■ DATA PROVIDED
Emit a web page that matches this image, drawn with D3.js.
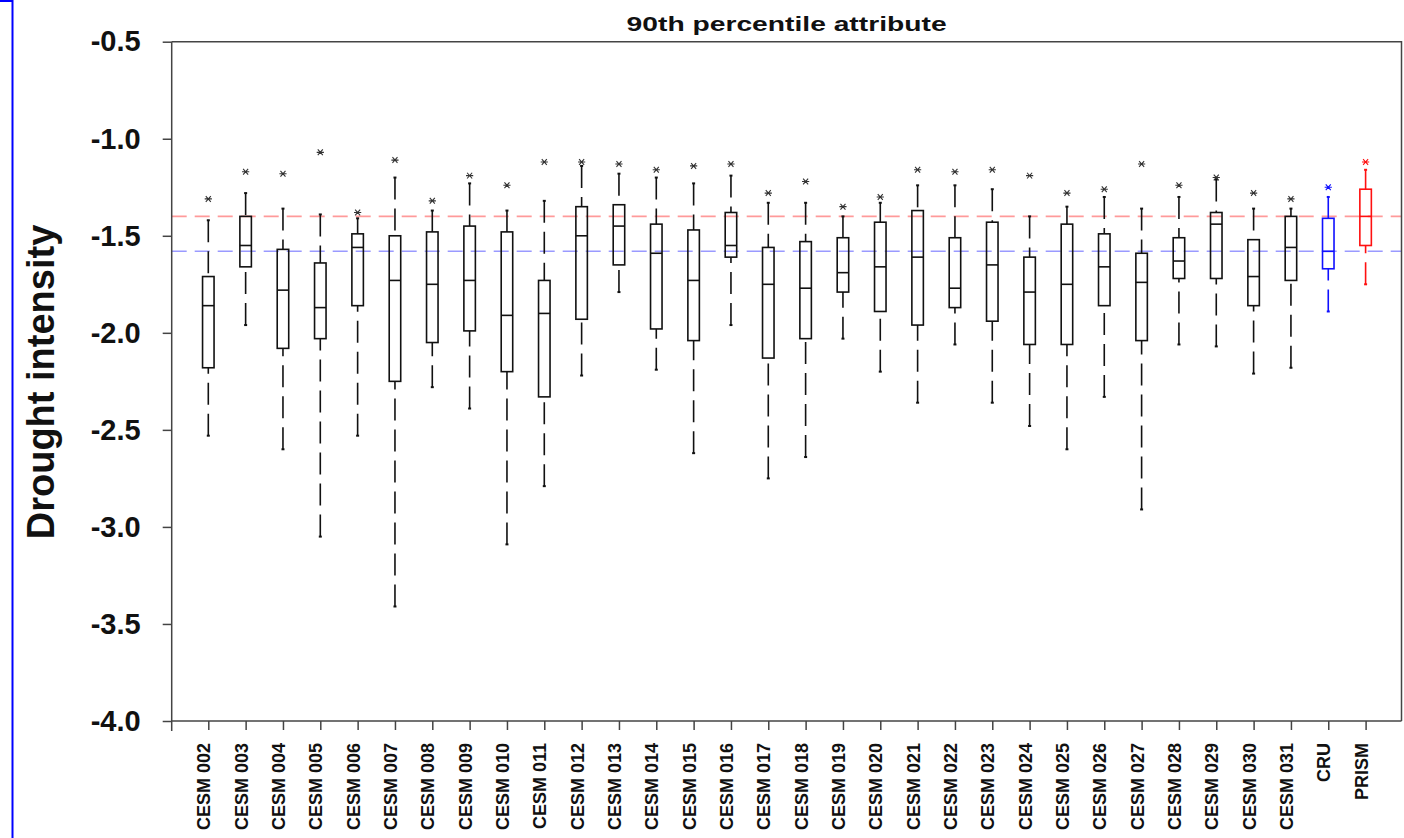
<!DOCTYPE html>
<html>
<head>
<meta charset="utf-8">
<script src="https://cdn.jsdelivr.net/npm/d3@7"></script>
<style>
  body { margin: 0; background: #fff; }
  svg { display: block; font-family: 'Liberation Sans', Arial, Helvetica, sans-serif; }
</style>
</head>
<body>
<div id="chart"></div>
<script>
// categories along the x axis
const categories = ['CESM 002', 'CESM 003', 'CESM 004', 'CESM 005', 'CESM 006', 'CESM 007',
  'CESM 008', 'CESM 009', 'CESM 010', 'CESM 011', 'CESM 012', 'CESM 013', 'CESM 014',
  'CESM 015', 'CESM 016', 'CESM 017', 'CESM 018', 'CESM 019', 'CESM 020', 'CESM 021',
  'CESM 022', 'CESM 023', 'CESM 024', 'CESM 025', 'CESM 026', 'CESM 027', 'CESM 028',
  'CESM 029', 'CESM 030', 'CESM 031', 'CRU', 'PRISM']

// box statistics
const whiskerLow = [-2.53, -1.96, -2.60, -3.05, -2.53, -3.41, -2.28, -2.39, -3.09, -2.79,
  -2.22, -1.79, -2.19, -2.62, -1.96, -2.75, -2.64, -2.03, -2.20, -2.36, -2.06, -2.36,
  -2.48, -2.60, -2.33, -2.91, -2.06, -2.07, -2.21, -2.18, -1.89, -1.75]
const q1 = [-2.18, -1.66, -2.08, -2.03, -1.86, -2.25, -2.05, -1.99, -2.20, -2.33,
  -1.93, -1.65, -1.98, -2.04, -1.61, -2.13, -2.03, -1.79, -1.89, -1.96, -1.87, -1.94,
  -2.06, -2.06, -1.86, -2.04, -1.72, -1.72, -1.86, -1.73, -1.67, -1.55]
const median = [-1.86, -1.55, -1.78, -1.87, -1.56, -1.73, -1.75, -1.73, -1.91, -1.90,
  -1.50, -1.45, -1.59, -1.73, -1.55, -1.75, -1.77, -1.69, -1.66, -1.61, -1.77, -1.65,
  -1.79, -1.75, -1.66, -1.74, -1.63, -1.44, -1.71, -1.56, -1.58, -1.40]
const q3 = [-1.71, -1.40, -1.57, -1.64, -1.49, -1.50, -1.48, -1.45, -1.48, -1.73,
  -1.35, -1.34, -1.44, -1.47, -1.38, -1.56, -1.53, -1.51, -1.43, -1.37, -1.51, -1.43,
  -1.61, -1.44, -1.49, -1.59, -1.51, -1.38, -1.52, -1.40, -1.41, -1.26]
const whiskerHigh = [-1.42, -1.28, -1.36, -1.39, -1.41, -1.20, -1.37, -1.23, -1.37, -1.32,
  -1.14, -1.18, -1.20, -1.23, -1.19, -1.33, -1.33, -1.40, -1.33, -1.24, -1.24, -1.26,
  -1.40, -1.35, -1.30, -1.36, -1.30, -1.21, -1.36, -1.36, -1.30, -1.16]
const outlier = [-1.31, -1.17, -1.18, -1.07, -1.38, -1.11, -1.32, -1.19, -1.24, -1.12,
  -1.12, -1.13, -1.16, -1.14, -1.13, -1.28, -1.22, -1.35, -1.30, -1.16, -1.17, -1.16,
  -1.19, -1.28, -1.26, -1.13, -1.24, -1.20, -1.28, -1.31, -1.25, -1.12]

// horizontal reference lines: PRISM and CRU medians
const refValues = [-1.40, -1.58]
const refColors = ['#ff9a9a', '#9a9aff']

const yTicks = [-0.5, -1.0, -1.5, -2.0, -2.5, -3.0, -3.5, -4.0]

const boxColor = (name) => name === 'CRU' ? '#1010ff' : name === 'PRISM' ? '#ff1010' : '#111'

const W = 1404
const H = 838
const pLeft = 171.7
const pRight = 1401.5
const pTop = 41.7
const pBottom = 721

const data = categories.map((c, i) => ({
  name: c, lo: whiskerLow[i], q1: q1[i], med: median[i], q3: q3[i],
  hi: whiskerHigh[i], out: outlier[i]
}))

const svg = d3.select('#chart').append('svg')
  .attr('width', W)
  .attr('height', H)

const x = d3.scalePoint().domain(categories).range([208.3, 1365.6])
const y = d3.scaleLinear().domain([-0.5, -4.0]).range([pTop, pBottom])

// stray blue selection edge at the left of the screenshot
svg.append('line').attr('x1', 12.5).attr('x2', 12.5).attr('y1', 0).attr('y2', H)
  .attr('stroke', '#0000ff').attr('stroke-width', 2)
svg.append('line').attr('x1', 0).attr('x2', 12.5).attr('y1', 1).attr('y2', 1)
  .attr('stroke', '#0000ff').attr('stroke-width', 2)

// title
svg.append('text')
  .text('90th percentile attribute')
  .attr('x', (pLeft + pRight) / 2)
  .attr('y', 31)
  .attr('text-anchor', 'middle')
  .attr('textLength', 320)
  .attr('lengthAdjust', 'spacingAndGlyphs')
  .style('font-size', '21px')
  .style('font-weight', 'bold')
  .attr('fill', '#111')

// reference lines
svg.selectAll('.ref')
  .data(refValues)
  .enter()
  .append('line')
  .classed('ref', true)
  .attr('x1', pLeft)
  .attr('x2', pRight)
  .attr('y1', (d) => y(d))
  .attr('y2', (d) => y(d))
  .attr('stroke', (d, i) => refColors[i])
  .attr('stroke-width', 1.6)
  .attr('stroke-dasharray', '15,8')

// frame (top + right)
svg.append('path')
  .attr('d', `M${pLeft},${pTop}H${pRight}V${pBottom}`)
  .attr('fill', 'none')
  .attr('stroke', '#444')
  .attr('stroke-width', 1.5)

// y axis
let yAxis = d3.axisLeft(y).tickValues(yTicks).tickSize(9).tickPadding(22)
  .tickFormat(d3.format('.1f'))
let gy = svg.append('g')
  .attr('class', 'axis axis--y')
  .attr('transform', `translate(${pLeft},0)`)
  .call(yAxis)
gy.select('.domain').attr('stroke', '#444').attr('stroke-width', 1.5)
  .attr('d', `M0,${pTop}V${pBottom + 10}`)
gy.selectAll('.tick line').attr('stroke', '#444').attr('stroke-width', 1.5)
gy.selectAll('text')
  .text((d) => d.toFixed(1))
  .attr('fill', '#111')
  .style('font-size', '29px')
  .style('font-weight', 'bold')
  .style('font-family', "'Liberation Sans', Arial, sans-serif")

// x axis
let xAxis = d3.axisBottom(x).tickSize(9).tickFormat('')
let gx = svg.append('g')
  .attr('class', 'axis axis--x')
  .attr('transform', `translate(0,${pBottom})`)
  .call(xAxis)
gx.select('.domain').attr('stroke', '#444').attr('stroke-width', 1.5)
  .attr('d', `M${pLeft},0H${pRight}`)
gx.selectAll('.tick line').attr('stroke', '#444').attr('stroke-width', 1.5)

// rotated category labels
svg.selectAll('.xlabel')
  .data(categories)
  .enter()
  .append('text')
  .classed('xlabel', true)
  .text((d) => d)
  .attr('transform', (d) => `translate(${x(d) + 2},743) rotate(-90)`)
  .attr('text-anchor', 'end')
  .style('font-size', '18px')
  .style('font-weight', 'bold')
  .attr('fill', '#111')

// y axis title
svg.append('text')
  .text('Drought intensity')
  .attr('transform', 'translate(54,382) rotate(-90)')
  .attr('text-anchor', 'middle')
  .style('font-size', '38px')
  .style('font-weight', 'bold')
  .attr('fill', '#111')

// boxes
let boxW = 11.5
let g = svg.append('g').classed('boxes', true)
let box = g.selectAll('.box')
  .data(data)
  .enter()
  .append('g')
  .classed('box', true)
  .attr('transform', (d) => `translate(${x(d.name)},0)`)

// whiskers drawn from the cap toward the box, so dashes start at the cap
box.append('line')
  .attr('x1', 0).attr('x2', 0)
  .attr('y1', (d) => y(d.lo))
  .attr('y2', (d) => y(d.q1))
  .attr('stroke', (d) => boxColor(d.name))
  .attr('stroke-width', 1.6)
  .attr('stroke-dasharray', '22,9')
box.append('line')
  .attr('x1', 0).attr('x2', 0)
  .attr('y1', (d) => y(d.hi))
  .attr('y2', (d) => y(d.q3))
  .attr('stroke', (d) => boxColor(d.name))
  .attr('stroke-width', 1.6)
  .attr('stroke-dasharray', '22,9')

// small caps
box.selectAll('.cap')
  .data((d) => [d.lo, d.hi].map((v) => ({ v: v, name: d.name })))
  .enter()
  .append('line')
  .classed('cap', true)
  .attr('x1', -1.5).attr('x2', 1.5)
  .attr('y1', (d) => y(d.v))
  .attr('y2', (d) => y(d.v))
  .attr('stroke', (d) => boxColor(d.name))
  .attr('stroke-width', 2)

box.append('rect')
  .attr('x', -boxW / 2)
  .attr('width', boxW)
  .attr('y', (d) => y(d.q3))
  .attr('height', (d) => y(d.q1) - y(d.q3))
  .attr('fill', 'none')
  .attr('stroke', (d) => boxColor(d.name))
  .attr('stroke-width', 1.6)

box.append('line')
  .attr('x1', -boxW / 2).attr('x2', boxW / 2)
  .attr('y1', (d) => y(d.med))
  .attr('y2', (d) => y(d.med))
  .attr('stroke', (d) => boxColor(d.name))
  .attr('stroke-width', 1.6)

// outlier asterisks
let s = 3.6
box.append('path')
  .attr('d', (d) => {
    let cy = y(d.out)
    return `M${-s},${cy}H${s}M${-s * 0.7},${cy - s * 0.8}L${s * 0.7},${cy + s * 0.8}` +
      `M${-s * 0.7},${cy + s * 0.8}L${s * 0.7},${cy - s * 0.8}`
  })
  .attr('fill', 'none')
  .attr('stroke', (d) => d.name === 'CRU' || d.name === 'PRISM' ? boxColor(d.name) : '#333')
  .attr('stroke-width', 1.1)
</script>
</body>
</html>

■ WHAT IS REQUIRED
Write out an exact copy of the listing, first line through the line containing "031', 'CRU', 'PRISM']", with the pictures left out.

■ RESULT BELOW
Emit a web page that matches this image, drawn with D3.js.
<!DOCTYPE html>
<html>
<head>
<meta charset="utf-8">
<script src="https://cdn.jsdelivr.net/npm/d3@7"></script>
<style>
  body { margin: 0; background: #fff; }
  svg { display: block; font-family: 'Liberation Sans', Arial, Helvetica, sans-serif; }
</style>
</head>
<body>
<div id="chart"></div>
<script>
// categories along the x axis
const categories = ['CESM 002', 'CESM 003', 'CESM 004', 'CESM 005', 'CESM 006', 'CESM 007',
  'CESM 008', 'CESM 009', 'CESM 010', 'CESM 011', 'CESM 012', 'CESM 013', 'CESM 014',
  'CESM 015', 'CESM 016', 'CESM 017', 'CESM 018', 'CESM 019', 'CESM 020', 'CESM 021',
  'CESM 022', 'CESM 023', 'CESM 024', 'CESM 025', 'CESM 026', 'CESM 027', 'CESM 028',
  'CESM 029', 'CESM 030', 'CESM 031', 'CRU', 'PRISM']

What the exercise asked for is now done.